BBQ Joints, Just Not the Same

Larry 'n NassauMy son and I just got back from a trip to North West, Florida and pretty much lived on a diet of barbecue and seafood. We spent much of the time off the Interstate system seeking out yard sales and local BBQ joints on the way to the Gulf Coast and coming home. At the coast, I especially, honed in on consuming local sea creatures, fried, steamed, and grilled. I even managed to get down a sample oyster on the half-shell.

As many of you know I have for years been on a quest to find the best pulled pork on earth and the search has been very enjoyable and made for some good memories and tales of conquest. But since it began, back in the mid-80s, much of the luster has been lost. There are several reasons for this and the newness rubbing off is probably a major factor. Other reasons have to include there only being  so many ways to smoke a hog, the increase in the number of BBQ joints, and, to twist a phrase, that we have gotten pretty damned good at pulling our own pork.

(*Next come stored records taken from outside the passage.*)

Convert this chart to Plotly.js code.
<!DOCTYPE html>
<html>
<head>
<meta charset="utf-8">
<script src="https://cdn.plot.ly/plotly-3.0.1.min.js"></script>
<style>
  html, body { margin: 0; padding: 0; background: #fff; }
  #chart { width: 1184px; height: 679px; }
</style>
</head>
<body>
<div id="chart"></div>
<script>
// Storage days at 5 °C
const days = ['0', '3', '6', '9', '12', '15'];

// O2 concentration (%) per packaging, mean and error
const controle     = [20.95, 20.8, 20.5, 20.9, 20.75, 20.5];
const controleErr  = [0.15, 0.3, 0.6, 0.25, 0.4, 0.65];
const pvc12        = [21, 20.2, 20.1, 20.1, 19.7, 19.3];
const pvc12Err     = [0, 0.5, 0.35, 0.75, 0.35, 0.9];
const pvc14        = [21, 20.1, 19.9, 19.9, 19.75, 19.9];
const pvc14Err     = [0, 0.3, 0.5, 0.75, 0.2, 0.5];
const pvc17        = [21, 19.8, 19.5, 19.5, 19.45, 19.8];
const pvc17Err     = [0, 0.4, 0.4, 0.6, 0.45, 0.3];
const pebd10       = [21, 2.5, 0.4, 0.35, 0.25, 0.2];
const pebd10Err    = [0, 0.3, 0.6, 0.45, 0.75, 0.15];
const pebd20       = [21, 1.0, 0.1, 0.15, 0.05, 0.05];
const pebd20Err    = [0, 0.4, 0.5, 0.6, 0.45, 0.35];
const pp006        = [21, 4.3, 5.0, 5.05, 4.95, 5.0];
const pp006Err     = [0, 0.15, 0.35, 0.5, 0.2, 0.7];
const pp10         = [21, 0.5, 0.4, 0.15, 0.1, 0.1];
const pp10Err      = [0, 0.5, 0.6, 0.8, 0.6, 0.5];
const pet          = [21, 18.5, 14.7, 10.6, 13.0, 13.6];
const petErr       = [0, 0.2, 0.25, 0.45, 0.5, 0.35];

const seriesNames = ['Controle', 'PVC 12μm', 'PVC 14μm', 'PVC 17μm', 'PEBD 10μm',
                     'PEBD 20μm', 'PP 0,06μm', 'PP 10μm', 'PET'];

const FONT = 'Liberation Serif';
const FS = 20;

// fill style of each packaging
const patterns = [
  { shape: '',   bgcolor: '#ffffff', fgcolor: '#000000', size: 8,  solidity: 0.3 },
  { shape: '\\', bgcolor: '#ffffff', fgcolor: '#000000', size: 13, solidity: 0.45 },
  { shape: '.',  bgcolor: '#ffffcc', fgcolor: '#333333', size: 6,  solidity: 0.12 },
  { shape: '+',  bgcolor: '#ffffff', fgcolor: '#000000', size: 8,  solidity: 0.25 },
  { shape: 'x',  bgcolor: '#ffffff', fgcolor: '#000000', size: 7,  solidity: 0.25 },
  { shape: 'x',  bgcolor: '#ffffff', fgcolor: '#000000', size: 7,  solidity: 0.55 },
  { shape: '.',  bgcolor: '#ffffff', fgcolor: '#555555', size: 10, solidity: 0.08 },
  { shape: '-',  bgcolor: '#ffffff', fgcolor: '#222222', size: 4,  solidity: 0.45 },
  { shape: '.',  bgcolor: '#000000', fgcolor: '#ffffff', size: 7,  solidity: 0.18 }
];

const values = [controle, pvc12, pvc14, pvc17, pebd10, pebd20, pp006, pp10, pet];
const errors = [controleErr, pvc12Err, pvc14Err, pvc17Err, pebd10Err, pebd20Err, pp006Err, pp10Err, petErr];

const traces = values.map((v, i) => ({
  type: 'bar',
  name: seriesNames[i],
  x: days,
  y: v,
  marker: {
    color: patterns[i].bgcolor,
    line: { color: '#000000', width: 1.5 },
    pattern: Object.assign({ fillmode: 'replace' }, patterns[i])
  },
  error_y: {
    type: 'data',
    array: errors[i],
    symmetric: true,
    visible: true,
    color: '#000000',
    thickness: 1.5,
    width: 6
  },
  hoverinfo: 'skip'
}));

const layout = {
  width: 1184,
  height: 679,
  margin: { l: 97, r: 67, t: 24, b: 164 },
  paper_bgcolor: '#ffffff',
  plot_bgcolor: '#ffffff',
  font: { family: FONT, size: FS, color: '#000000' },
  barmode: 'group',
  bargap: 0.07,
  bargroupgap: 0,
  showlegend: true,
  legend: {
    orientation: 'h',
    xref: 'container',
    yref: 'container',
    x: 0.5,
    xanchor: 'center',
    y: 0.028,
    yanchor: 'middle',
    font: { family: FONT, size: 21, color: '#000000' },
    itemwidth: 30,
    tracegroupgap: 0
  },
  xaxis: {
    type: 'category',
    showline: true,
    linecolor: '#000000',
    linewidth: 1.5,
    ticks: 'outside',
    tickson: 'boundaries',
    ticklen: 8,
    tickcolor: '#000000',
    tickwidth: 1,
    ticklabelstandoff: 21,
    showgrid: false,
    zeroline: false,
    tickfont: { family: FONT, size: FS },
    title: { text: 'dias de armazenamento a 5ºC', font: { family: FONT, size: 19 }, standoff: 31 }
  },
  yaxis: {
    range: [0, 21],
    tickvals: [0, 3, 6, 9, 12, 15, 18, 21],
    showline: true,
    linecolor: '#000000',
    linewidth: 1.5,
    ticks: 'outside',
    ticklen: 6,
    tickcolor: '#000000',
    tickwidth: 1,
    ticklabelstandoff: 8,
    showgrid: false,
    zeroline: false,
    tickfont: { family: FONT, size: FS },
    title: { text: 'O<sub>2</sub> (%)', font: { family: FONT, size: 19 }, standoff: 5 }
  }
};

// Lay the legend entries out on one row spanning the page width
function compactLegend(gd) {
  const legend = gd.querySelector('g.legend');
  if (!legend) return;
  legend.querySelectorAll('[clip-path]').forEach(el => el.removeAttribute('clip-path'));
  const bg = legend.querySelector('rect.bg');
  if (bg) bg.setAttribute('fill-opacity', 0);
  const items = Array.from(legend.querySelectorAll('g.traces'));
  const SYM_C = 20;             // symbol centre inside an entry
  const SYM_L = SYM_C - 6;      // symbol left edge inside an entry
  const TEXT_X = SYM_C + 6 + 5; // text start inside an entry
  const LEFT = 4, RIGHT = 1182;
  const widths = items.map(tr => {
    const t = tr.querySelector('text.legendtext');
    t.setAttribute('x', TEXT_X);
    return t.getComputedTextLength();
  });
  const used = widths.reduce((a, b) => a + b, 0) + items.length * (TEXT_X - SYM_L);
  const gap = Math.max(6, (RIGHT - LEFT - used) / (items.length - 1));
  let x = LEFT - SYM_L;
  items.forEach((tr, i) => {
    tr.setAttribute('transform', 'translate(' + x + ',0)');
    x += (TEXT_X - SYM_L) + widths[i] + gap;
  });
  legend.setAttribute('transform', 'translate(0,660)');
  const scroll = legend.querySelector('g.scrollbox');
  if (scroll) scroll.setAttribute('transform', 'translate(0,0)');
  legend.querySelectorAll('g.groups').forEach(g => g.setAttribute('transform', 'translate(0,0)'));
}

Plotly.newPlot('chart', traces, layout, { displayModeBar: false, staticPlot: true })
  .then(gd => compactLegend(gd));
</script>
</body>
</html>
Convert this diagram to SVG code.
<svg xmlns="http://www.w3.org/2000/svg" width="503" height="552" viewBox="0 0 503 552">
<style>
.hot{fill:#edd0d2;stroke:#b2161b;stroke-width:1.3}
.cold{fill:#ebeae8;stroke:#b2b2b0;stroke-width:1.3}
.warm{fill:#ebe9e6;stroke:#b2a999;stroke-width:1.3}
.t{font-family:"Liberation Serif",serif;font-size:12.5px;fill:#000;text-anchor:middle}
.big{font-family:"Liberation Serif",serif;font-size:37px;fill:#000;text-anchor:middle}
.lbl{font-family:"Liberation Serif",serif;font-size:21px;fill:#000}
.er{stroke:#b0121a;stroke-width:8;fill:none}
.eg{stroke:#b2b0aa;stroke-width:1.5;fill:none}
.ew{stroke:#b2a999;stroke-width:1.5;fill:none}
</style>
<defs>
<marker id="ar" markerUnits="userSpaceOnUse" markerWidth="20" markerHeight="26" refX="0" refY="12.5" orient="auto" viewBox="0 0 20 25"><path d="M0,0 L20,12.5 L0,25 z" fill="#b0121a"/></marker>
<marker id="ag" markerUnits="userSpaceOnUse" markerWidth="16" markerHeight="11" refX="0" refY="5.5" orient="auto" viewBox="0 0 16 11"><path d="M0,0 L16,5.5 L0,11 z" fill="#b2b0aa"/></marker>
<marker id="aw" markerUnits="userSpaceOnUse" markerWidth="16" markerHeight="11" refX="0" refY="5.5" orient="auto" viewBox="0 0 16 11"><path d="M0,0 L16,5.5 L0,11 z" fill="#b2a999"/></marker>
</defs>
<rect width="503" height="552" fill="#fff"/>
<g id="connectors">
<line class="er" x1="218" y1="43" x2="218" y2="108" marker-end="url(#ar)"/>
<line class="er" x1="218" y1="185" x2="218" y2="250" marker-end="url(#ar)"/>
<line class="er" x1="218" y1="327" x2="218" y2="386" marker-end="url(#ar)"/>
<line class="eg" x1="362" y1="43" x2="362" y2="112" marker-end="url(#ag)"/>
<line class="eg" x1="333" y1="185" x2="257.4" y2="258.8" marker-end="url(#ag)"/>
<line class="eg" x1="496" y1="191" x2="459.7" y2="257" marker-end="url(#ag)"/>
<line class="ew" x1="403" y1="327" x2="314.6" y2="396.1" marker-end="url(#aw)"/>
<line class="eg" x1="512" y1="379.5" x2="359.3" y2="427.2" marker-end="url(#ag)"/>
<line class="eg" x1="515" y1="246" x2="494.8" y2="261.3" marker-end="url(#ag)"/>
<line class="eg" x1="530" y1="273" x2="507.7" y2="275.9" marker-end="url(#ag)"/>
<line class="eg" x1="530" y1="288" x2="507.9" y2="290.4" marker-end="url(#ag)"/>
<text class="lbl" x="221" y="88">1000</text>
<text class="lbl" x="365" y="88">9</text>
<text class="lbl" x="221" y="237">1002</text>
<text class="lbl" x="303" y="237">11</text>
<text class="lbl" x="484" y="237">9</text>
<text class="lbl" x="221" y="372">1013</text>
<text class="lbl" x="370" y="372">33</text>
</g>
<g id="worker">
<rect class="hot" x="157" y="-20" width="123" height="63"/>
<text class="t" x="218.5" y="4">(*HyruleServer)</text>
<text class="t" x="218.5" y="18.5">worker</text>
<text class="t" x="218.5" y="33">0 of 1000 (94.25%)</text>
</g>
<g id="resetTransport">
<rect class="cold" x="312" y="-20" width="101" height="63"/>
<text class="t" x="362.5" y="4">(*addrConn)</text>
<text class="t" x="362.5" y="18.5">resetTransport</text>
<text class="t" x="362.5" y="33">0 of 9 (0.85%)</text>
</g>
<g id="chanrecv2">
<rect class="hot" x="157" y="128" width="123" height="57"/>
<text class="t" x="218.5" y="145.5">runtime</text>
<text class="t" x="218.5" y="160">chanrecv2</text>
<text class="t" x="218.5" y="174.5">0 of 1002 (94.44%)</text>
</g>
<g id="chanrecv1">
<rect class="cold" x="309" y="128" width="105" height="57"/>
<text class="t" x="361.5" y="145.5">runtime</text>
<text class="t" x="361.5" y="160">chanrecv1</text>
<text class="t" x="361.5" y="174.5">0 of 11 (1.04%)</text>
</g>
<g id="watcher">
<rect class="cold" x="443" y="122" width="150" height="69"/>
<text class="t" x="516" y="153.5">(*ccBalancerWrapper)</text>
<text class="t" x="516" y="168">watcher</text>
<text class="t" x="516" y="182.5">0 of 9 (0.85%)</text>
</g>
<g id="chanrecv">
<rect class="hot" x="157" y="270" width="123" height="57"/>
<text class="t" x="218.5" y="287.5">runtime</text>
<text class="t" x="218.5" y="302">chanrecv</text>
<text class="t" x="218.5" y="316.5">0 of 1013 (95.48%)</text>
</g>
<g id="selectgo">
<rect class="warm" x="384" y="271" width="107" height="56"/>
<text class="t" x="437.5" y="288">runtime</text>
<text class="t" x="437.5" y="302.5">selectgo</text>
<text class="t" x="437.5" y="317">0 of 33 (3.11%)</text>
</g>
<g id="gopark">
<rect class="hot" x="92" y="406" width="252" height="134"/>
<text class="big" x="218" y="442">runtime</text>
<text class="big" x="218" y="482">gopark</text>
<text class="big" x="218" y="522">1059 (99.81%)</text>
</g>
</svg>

The one thing we both agreed on is that Wilber’s Barbecue in Goldsboro, NC remains our personal, all-time, favorite with Hill’s Lexington BBQ, north of Winston-Salem, NC, running a possible close second. We also agreed that good BBQ never came out of a big chain restaurant with a modern building just off the Interstate. The best que is found in old concrete block buildings with knotty pine walls, oil-skin covered tables, and a big pile of burning hickory logs out back from which the glowing embers are used to convert swine into swell.